The SUS results were also very encouraging, indicating that the system exhibited good usability. Developing a usable, immersive VR system for older people at risk of cognitive decline requires careful consideration, and our design followed the latest recommendations [75] for developing similar VR platforms. We involved an interdisciplinary group of experts from the early stages of development and tried to meet basic psychological needs [76] by promoting user autonomy by providing choices. We also addressed their need to feel competent by providing encouragement, feedback, and an easy-to-use system that contributed to enjoyment and satisfaction. As almost half of our older participants were relatively unfamiliar with novel technology use, we provided a short initial training element to familiarize them with VR. However, the end users’ comments suggest a need to provide more detailed instructions on using the system; in particular, some additional time might be needed for them to become familiar with the controller.

Simulator sickness, which can be attributed to postural instability or sensory conflict, is often a concern when older people use immersive VR [77]. However, most participants from both groups (93%) tolerated the VRADA training system very well, with no adverse effects (eg, nausea, dizziness, and anxiety) among the patients with MCI, who perceived it as an enjoyable experience. Finally, the correlation results show that personal innovativeness was unrelated to any of the other variables, indicating that the system may be attractive and interesting even for less innovation–seeking users, at least within this sample.

Strengths and Limitations

The VRADA training system is among the first to attempt to transfer standard care, nonpharmacological, cognitive, and physical training as a simultaneous dual task MCI treatment scheme to a virtual environment. According to the literature [78], direct and indirect interventions targeting cognitive-motor interference have shown promise as a means of improving MCI in individuals with neurodegenerative diseases. Although similar previous studies have reported encouraging results [37,38], the dual task training program was sequential rather than simultaneous. Moreover, VR technology training environments such as VRADA provide flexibility in clinical settings because they can be tailored to individual needs and facilitate training in settings that are either impossible or unsafe in the real world. VRADA may also help to increase older people’s autonomy and has the potential to reduce the workload of health care professionals dealing with patients with MCI. Finally, VRADA can be combined with other techniques, such as functional magnetic resonance imaging, to track brain functionality in the VR environment. This can provide further valuable insights into the effects of VR [79].

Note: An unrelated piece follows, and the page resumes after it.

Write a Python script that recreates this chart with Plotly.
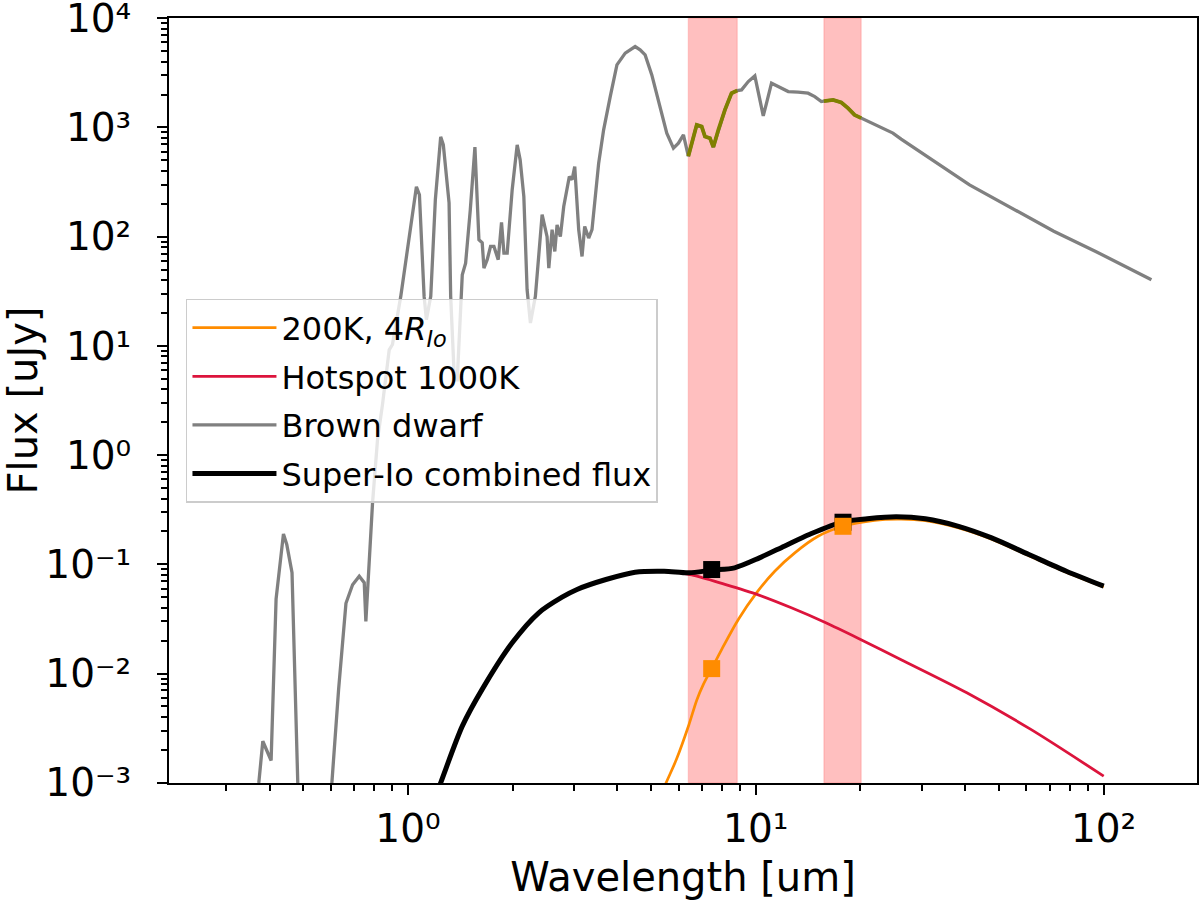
import plotly.graph_objects as go

# ---------------- data ----------------
bd_wave = [0.28, 0.33, 0.3726, 0.3826, 0.4042, 0.4177, 0.4386, 0.4483, 0.4642, 0.4822,
           0.498, 0.568, 0.6044, 0.632, 0.6634, 0.6932, 0.7244, 0.7488, 0.7568, 0.7911,
           0.8177, 0.8449, 0.8834, 0.9026, 0.9536, 1.0577, 1.079, 1.113, 1.130, 1.163,
           1.199, 1.242, 1.264, 1.313, 1.327, 1.360, 1.386, 1.417, 1.433, 1.465,
           1.511, 1.558, 1.600, 1.635, 1.654, 1.690, 1.728, 1.767, 1.818, 1.858,
           1.888, 1.929, 1.994, 2.061, 2.102, 2.154, 2.201, 2.250, 2.325, 2.431,
           2.512, 2.541, 2.597, 2.644, 2.684, 2.743, 2.805, 2.911, 2.964, 3.017,
           3.097, 3.166, 3.223, 3.309, 3.382, 3.535, 3.653, 3.816, 3.989, 4.214,
           4.500, 4.651, 4.808, 5.025, 5.309, 5.549, 5.799, 5.994, 6.196, 6.40,
           6.766, 6.992, 7.145, 7.386, 7.553, 7.807, 8.155, 8.52, 8.85, 9.105,
           9.517, 9.94, 10.27, 10.51, 10.74, 11.10, 11.60, 12.40, 13.24, 14.14,
           14.78, 15.44, 15.70, 16.69, 17.62, 18.42, 19.24, 20.10, 21.96, 24.80,
           26.19, 41.18, 71.93, 94.93, 137.3]
bd_flux = [2e-5, 1e-4, 1.0e-3, 2.4e-3, 1.6e-3, 0.048, 0.19, 0.152, 0.084, 1.0e-3,
           2e-4, 1e-4, 1.0e-3, 7.2e-3, 0.044, 0.065, 0.078, 0.068, 0.030, 0.365,
           1.39, 2.9, 9.2, 10.3, 28.4, 286, 242, 28.4, 17.4, 28.4,
           218, 820, 693, 204, 28.4, 4.9, 4.9, 28.4, 44.8, 57.3,
           176, 661, 93.7, 87.9, 51.6, 61.5, 81.4, 81.4, 61.5, 135,
           70.8, 70.8, 269, 693, 505, 233, 32.7, 16.2, 28.4, 159,
           100, 51.6, 116, 73.2, 128, 100, 189, 355, 332, 439,
           116, 65.9, 124, 97.1, 116, 471, 951, 1917, 3740, 4786,
           5500, 5129, 4616, 3029, 1553, 887, 647, 718, 855, 545,
           1056, 1019, 826, 798, 661, 951, 1449, 2060, 2177, 2208,
           2630, 2965, 1789, 1277, 1668, 2542, 2367, 2130, 2104, 2060,
           1917, 1726, 1740, 1789, 1690, 1503, 1303, 1217, 1056, 887,
           782, 298, 112, 73.2, 40.3]

cold_wave = [5.19, 5.524, 5.916, 6.425, 6.766, 7.075, 7.47, 7.978, 8.91, 10.05, 11.34,
             12.95, 15.11, 17.82, 21.96, 26.19, 30.73, 38.28, 47.68, 60.98, 78.17, 100.1]
cold_flux = [6.3e-4, 1.0e-3, 1.64e-3, 3.4e-3, 5.7e-3, 8.0e-3, 0.0111, 0.0166, 0.0313, 0.0548, 0.0865,
             0.1274, 0.1807, 0.223, 0.253, 0.259, 0.251, 0.2155, 0.170, 0.120, 0.0846, 0.062]

hot_wave = [1.14, 1.242, 1.433, 1.636, 1.994, 2.378, 2.774, 3.063, 3.709, 4.498, 5.452,
            6.544, 8.155, 10.17, 12.66, 15.79, 19.68, 26.19, 40.45, 61.8, 100.1]
hot_flux = [4.9e-4, 1.0e-3, 3.3e-3, 7.2e-3, 0.0191, 0.036, 0.050, 0.0589, 0.0726, 0.0847, 0.0865,
            0.0800, 0.0655, 0.0525, 0.0400, 0.0295, 0.0211, 0.0134, 6.67e-3, 3.08e-3, 1.15e-3]

comb_wave = [1.14, 1.242, 1.433, 1.636, 1.994, 2.378, 2.774, 3.063, 3.709, 4.498, 5.452,
             6.425, 7.47, 8.694, 10.25, 12.08, 14.25, 17.74, 20.92, 25.34, 30.73, 38.28,
             47.68, 60.98, 78.17, 100.1]
comb_flux = [4.9e-4, 1.0e-3, 3.3e-3, 7.2e-3, 0.0191, 0.036, 0.050, 0.0589, 0.0726, 0.0847, 0.0865,
             0.0836, 0.0885, 0.0929, 0.1146, 0.1466, 0.1875, 0.245, 0.261, 0.272, 0.261, 0.223,
             0.1746, 0.123, 0.0865, 0.0631]

band_lo = [6.40, 15.70]
band_hi = [8.85, 20.10]

phot_wave = [7.47, 17.82]
phot_comb = [0.0896, 0.243]
phot_cold = [0.0111, 0.223]

x_tickvals = [1, 10, 100]
x_ticktext = ["10\u2070", "10\u00b9", "10\u00b2"]
y_tickvals = [1e-3, 1e-2, 1e-1, 1e0, 1e1, 1e2, 1e3, 1e4]
y_ticktext = ["10\u207b\u00b3", "10\u207b\u00b2", "10\u207b\u00b9", "10\u2070",
              "10\u00b9", "10\u00b2", "10\u00b3", "10\u2074"]

# ---------------- figure ----------------
FONT = "DejaVu Sans"
fig = go.Figure()

fig.add_trace(go.Scatter(x=cold_wave, y=cold_flux, mode="lines",
                         line=dict(color="#FF8C00", width=2.7, shape="spline", smoothing=0.8),
                         name="200K, 4<i>R</i><sub><i>Io</i></sub>", legendgroup="a"))
fig.add_trace(go.Scatter(x=hot_wave, y=hot_flux, mode="lines",
                         line=dict(color="#DC143C", width=2.8, shape="spline", smoothing=0.8),
                         name="Hotspot 1000K", legendgroup="b"))
fig.add_trace(go.Scatter(x=bd_wave, y=bd_flux, mode="lines",
                         line=dict(color="#808080", width=3.3),
                         name="Brown dwarf", legendgroup="c"))
for lo, hi in zip(band_lo, band_hi):
    sx = [w for w in bd_wave if lo - 1e-6 <= w <= hi + 1e-6]
    sy = [f for w, f in zip(bd_wave, bd_flux) if lo - 1e-6 <= w <= hi + 1e-6]
    fig.add_trace(go.Scatter(x=sx, y=sy, mode="lines", line=dict(color="#808000", width=3.8),
                             showlegend=False, hoverinfo="skip"))
fig.add_trace(go.Scatter(x=comb_wave, y=comb_flux, mode="lines",
                         line=dict(color="black", width=5, shape="spline", smoothing=0.8),
                         name="Super-Io combined flux", legendgroup="d"))
fig.add_trace(go.Scatter(x=phot_wave, y=phot_comb, mode="markers",
                         marker=dict(symbol="square", size=17, color="black"), showlegend=False))
fig.add_trace(go.Scatter(x=phot_wave, y=phot_cold, mode="markers",
                         marker=dict(symbol="square", size=17, color="#FF8C00"), showlegend=False))

for lo, hi in zip(band_lo, band_hi):
    fig.add_vrect(x0=lo, x1=hi, fillcolor="rgba(255,0,0,0.25)",
                  line=dict(color="rgba(255,0,0,0.12)", width=1.5), layer="below")

x_minor = [k * 10 ** n for n in range(-1, 3) for k in range(2, 10) if 0.2056 <= k * 10 ** n <= 185.6]
y_minor = [k * 10.0 ** n for n in range(-3, 4) for k in range(2, 10)]

axis_common = dict(showline=True, linecolor="black", linewidth=2, mirror=True,
                   ticks="outside", ticklen=10, tickwidth=2, tickcolor="black",
                   showgrid=False, zeroline=False, automargin=False,
                   ticklabeloverflow="allow",
                   tickfont=dict(family=FONT, size=39, color="black"))

fig.update_xaxes(type="log", range=[-0.687, 2.2687], tickmode="array",
                 tickvals=x_tickvals, ticktext=x_ticktext,
                 minor=dict(ticks="outside", ticklen=6, tickwidth=1.5, tickcolor="black",
                            tickmode="array", tickvals=x_minor, showgrid=False),
                 title=dict(text="Wavelength [um]", font=dict(family=FONT, size=40, color="black"),
                            standoff=13),
                 **axis_common)
fig.update_yaxes(type="log", range=[-3.002, 4.002], tickmode="array",
                 tickvals=y_tickvals, ticktext=y_ticktext, ticklabelstandoff=18,
                 minor=dict(ticks="outside", ticklen=6, tickwidth=1.5, tickcolor="black",
                            tickmode="array", tickvals=y_minor, showgrid=False),
                 title=dict(text="Flux [uJy]", font=dict(family=FONT, size=40, color="black"),
                            standoff=15),
                 **axis_common)

fig.update_layout(
    width=1200, height=901,
    margin=dict(l=169, r=3, t=18, b=118),
    paper_bgcolor="white", plot_bgcolor="white",
    font=dict(family=FONT, color="black"),
    showlegend=True,
    legend=dict(x=0.0165, y=0.6328, xanchor="left", yanchor="top",
                bgcolor="rgba(255,255,255,0.8)", bordercolor="#cccccc", borderwidth=1.5,
                font=dict(family=FONT, size=32, color="black"),
                traceorder="grouped", tracegroupgap=4, itemwidth=84),
)

fig.write_html("out.html", config={"displayModeBar": False},
               post_script="document.body.style.margin='0px'; document.body.style.overflow='hidden';")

Despite these positive results regarding acceptability, usability, and tolerability, this study has some limitations. As the VRADA training system was only tested in a single session, we cannot conclude that this training would remain interesting and enjoyable after repeated longer sessions, and future studies should explore this issue. It is also important to emphasize that this study was designed to test the feasibility of the VRADA training system but not its efficacy. We intend to test efficacy in the near future in an RCT that will examine whether regular training using the VRADA system results in improved physical, cognitive, and quality of life outcomes.

Conclusions

This study addressed the design of a user-friendly, acceptable, and tolerable immersive VR system for dual task physical and cognitive skills training. Both students and older people with MCI symptoms reported high levels of acceptability, usability, and tolerability when using the VRADA training system, confirming its potential (subject to RCT efficacy validation) as a tool to promote physical and cognitive health among patients with MCI.